Using the records that follow, reproduce exactly the lines starting at the line containing "Recreate this image" and ending at the line containing "import matplotlib.pyplot as plt". Include both end lines and no pictures.

### Given information
==========
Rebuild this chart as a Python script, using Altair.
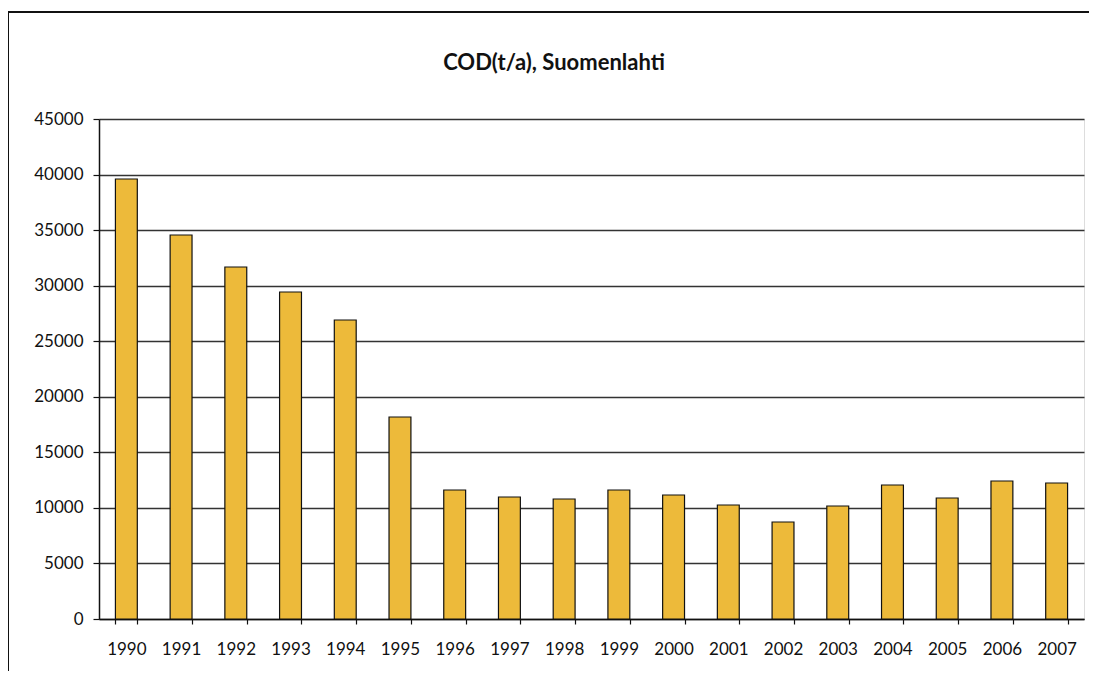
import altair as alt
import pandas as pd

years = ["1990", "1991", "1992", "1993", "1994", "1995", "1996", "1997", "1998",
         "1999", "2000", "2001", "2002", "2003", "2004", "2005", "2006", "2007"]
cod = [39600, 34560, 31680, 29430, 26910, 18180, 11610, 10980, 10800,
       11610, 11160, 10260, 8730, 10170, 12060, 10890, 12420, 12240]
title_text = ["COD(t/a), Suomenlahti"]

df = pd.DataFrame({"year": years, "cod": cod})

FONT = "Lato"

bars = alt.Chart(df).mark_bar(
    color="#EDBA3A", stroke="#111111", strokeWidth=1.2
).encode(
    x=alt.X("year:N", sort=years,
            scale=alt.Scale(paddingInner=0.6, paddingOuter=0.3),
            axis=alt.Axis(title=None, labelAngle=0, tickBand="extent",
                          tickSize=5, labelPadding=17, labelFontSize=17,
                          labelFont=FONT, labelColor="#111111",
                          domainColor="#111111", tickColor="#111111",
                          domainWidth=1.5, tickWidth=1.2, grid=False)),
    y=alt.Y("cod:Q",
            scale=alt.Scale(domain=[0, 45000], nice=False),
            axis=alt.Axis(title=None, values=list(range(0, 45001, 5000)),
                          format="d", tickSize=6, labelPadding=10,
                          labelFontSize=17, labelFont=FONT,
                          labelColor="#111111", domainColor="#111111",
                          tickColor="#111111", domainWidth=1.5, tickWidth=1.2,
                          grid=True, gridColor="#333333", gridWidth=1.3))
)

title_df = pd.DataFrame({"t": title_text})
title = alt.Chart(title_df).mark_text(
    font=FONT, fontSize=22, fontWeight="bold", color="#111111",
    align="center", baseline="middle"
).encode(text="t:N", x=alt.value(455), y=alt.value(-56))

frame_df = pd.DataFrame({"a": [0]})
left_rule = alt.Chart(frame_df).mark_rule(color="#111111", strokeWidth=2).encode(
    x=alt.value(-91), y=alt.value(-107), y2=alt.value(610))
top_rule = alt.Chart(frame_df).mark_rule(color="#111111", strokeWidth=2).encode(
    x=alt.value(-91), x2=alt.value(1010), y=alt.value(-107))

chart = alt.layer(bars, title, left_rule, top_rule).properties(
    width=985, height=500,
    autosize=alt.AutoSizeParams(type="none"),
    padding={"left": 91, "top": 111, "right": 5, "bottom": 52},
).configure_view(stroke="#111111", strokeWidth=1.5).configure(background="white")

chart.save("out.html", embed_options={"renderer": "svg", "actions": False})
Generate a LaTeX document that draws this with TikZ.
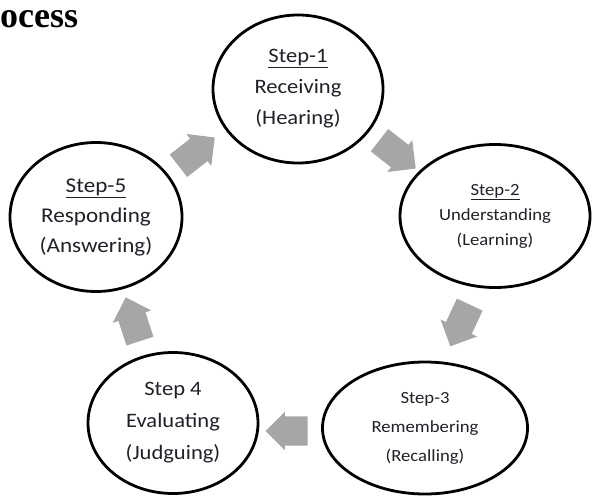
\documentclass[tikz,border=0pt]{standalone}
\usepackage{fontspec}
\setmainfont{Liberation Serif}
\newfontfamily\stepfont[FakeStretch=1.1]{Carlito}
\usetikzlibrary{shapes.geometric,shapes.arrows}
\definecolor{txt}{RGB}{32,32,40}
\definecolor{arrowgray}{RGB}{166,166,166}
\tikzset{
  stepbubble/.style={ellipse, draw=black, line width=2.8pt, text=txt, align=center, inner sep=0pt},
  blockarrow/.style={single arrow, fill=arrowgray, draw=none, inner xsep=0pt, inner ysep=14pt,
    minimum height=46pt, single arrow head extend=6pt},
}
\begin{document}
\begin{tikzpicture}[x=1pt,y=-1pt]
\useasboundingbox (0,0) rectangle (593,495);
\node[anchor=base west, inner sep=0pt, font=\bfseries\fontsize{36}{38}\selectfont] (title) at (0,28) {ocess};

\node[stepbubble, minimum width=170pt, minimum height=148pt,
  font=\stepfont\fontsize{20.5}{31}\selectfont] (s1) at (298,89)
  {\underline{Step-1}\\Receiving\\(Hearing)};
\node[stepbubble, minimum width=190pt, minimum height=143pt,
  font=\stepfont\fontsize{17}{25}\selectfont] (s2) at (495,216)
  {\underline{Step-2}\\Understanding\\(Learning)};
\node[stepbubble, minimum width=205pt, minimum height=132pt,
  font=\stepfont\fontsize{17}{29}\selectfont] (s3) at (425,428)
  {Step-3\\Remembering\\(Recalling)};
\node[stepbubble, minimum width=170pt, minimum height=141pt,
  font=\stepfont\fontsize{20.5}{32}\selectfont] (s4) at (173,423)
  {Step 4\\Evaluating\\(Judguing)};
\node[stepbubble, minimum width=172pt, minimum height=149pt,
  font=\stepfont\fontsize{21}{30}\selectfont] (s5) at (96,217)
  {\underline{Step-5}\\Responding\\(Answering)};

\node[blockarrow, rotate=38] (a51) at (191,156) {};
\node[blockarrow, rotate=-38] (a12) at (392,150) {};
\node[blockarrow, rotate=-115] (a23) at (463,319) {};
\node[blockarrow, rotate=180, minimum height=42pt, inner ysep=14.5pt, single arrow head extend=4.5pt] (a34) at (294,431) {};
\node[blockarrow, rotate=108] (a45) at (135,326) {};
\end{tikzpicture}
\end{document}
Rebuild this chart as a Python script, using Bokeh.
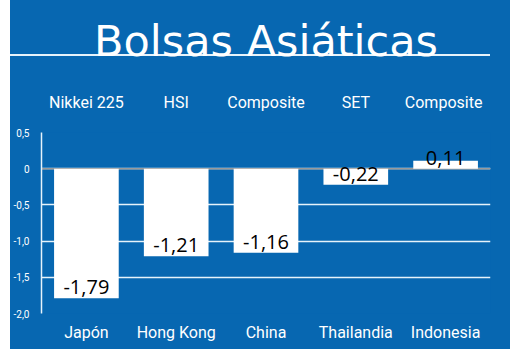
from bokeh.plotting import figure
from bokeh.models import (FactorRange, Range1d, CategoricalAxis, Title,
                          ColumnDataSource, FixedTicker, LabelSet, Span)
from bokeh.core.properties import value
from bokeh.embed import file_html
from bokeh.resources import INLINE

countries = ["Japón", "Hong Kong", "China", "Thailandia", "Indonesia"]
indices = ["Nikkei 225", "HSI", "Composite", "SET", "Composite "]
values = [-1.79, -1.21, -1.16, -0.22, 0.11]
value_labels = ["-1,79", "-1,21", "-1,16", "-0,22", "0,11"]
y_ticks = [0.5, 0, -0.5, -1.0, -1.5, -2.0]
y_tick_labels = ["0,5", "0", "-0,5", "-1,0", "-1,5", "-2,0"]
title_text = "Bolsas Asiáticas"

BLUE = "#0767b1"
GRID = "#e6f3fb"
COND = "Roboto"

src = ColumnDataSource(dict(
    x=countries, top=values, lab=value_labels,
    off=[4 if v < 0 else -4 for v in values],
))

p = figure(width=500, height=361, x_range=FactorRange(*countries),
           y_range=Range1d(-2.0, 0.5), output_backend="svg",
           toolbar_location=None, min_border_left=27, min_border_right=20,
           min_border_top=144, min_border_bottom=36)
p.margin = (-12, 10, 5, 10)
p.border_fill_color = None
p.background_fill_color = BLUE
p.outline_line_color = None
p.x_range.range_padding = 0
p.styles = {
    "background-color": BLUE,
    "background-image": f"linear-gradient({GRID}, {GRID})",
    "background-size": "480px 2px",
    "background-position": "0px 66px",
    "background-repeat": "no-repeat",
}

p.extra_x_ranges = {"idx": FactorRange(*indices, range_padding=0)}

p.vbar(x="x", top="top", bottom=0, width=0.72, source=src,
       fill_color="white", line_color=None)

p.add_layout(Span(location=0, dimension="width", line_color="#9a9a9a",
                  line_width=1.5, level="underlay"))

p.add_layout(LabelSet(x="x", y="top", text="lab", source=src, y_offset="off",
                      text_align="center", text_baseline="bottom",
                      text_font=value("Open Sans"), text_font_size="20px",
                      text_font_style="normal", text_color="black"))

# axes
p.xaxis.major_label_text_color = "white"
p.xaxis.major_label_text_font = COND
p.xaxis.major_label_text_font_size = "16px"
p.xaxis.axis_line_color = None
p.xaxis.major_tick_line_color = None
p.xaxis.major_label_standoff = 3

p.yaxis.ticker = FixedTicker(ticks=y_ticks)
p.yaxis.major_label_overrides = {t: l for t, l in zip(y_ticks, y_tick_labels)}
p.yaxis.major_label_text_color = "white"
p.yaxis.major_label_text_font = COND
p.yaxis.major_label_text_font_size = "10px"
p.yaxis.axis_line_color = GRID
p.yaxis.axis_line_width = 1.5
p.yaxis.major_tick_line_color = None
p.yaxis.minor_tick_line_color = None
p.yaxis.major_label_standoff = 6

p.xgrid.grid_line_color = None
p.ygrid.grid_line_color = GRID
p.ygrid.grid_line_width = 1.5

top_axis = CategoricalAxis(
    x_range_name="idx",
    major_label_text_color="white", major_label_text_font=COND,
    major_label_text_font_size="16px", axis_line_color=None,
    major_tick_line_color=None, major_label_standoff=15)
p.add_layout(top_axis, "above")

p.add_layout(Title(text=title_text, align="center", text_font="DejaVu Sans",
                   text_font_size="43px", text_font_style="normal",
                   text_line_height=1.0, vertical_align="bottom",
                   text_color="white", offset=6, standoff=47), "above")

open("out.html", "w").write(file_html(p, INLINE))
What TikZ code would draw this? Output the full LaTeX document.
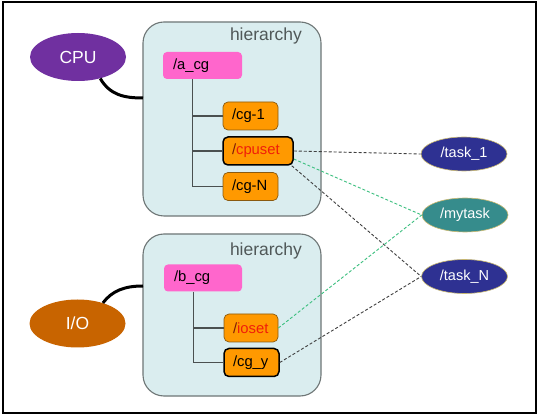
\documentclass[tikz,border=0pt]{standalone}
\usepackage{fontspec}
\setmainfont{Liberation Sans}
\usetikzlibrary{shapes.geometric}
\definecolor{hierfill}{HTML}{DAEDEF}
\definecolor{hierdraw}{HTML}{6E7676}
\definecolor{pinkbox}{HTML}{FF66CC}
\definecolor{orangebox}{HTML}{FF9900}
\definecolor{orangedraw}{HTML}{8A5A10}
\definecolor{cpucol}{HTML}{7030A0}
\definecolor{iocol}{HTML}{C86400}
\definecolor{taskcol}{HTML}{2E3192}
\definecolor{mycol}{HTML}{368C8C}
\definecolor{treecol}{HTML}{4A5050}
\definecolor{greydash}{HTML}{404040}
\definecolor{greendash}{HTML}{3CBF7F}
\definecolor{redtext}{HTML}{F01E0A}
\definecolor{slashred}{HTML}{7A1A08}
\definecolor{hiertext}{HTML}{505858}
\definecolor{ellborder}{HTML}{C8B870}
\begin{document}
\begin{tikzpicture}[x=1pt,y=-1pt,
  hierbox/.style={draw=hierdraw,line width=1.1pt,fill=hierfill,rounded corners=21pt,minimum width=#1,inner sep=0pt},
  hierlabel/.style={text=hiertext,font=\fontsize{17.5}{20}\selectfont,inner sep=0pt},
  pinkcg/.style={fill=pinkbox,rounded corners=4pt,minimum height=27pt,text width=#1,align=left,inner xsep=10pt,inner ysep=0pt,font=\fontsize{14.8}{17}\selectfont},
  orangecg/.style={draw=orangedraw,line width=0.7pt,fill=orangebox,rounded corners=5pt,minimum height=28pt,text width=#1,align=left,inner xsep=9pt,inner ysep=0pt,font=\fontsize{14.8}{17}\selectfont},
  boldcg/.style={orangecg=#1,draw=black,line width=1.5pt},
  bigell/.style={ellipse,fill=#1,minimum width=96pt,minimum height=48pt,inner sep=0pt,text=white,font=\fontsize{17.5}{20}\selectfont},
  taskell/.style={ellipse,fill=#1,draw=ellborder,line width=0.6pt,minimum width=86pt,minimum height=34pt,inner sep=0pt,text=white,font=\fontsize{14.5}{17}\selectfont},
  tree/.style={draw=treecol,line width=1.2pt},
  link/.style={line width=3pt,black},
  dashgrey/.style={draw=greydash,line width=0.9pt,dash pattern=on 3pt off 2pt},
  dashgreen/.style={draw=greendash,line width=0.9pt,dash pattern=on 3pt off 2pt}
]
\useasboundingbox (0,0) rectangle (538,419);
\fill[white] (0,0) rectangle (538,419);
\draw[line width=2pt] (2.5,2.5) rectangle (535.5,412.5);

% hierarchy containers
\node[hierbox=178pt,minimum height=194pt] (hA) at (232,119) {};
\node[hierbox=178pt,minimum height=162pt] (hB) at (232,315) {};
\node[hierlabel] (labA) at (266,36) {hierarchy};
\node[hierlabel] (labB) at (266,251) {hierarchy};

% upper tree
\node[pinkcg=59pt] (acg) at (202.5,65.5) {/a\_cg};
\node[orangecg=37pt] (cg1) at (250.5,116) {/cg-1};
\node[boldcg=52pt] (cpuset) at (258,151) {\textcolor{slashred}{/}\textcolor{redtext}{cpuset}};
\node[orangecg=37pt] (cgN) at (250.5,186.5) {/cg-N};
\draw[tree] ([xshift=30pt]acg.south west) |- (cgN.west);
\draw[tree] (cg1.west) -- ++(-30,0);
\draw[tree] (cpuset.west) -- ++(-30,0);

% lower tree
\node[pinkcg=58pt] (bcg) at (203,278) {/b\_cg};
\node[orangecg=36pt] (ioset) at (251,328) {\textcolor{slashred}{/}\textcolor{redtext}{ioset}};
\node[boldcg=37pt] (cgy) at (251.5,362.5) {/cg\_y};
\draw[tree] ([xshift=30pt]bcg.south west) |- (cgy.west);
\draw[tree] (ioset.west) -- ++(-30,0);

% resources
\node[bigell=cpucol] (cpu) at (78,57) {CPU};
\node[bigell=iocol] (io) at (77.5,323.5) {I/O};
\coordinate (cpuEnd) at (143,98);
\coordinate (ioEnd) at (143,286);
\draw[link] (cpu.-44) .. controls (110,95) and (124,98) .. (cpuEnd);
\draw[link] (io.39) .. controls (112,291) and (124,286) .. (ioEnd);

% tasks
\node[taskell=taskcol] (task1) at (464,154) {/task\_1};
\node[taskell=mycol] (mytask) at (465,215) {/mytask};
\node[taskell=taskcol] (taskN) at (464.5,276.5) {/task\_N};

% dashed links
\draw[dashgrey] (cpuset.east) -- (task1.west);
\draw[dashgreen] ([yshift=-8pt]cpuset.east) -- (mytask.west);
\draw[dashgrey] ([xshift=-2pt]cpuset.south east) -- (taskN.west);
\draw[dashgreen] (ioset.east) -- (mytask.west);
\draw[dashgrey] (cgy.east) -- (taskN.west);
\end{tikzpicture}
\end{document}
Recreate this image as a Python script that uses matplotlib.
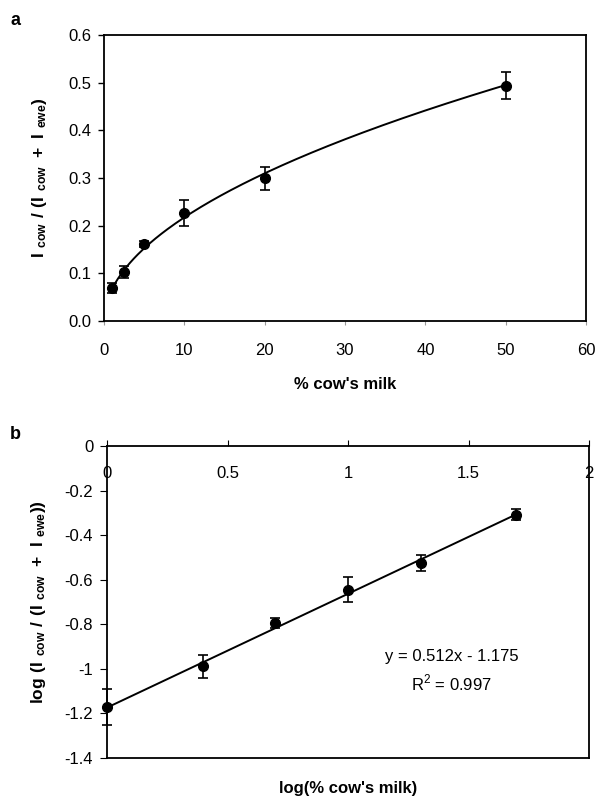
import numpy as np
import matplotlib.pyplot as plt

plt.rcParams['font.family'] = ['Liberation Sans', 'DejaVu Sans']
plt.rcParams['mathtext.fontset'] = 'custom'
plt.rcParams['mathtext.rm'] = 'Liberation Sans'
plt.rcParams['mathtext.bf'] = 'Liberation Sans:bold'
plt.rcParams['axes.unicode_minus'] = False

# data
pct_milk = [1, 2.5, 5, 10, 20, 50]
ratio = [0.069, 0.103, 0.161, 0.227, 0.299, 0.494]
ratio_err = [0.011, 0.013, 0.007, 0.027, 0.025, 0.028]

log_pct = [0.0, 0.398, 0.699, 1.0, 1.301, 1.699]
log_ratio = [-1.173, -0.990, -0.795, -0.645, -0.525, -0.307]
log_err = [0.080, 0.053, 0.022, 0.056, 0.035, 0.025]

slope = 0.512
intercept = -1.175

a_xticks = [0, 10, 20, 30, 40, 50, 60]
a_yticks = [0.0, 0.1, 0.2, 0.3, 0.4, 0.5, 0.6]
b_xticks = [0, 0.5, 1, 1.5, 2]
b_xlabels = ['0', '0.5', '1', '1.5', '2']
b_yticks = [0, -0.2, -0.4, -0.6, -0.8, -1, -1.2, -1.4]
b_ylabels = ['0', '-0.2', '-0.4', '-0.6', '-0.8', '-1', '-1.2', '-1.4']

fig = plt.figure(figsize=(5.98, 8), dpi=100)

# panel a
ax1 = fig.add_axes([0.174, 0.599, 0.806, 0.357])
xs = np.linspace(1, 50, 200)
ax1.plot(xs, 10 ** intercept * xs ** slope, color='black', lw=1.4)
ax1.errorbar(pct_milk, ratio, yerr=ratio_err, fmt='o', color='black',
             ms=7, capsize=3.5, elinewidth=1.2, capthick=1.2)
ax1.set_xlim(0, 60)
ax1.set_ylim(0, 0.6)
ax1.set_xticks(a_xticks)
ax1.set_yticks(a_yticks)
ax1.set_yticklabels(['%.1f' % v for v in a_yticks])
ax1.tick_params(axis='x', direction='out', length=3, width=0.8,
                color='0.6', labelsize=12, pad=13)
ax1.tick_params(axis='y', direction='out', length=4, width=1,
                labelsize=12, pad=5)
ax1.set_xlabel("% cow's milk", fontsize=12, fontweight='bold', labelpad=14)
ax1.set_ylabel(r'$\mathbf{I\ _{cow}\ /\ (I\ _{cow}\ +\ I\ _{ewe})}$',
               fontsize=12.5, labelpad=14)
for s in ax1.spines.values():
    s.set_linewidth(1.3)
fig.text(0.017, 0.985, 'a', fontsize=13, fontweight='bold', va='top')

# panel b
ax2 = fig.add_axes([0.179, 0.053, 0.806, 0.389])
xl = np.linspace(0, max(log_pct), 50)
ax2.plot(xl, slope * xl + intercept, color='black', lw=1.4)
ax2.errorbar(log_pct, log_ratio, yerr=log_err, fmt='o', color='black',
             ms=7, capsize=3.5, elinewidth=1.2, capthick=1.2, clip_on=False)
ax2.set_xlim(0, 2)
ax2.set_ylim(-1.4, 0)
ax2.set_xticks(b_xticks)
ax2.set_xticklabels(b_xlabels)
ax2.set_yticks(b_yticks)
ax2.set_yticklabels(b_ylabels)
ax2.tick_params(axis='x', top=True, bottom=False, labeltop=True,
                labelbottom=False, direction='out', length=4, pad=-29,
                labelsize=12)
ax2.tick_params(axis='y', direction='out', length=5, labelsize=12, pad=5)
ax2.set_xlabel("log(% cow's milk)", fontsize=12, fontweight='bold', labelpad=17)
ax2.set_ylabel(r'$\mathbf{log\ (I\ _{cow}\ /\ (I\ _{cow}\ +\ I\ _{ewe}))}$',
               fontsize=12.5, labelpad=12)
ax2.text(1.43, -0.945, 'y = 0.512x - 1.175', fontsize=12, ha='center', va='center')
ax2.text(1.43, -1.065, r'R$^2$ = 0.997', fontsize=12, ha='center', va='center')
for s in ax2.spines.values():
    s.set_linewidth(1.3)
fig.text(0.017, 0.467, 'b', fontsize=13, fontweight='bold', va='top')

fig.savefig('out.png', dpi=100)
==========
### Solved exercise
Recreate this image as a Python script that uses matplotlib.
import numpy as np
import matplotlib.pyplot as plt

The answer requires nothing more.